Contrairement au testament, dont on est certain qu'il servira un jour, on peut espérer que le mandat ne sera pas utilisé.
Cependant, en cas de besoin, rappelle Christine Morin, professeure à la Faculté de droit de l'Université Laval, le principal intéressé «sera drôlement content d'avoir choisi la bonne personne pour s'occuper de lui et de son patrimoine».
À défaut d'un choix exprimé, un curateur pourrait décider de modifier le partage des obligations financières d'un ménage, ou même de vendre la résidence familiale, par exemple.
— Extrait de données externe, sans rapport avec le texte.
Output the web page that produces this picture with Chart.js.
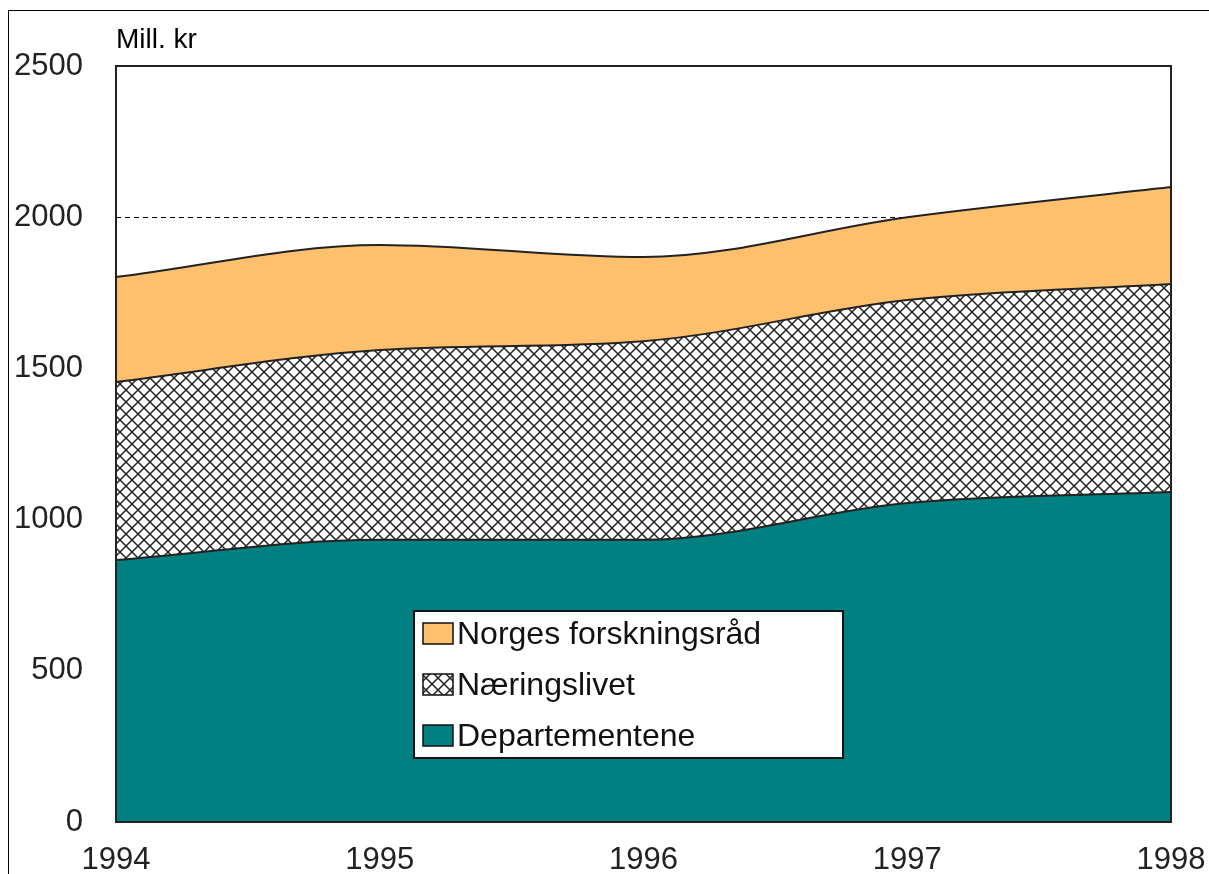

«Nous faisons de plus en plus de mandats, et heureusement, surtout à l'époque des familles reconstituées», commente le notaire Beauchamp.
Ce document est tout aussi important que le testament, selon l'avocate et fiscaliste Zeina Khalifé, directeur de la Gestion du patrimoine chez BMO Banque privée Harris. Elle s'étonne que les gens aient si peu d'information sur ce sujet et précise que sans mandat, dans bien des cas d'inaptitude prolongée, «la famille ne peut tout simplement pas fonctionner».
D'où l'importance d'inclure également à toute planification successorale une procuration générale, aussi utile en cas de handicap temporaire, ne serait-ce que pour payer les factures courantes. L'homologation d'un mandat en cas d'inaptitude fait généralement «tomber» la procuration.
Cette étape peut demander des mois, «mais, avec une procuration bancaire et une procuration générale, on peut faire un bon bout de chemin», estime Me Jean Girard, avocat, planificateur financier et fiscaliste à Québec.
Le choix de la personne à qui vous conférez un tel pouvoir nécessite une réflexion sérieuse, à défaut de quoi une situation malheureuse peut devenir cauchemardesque.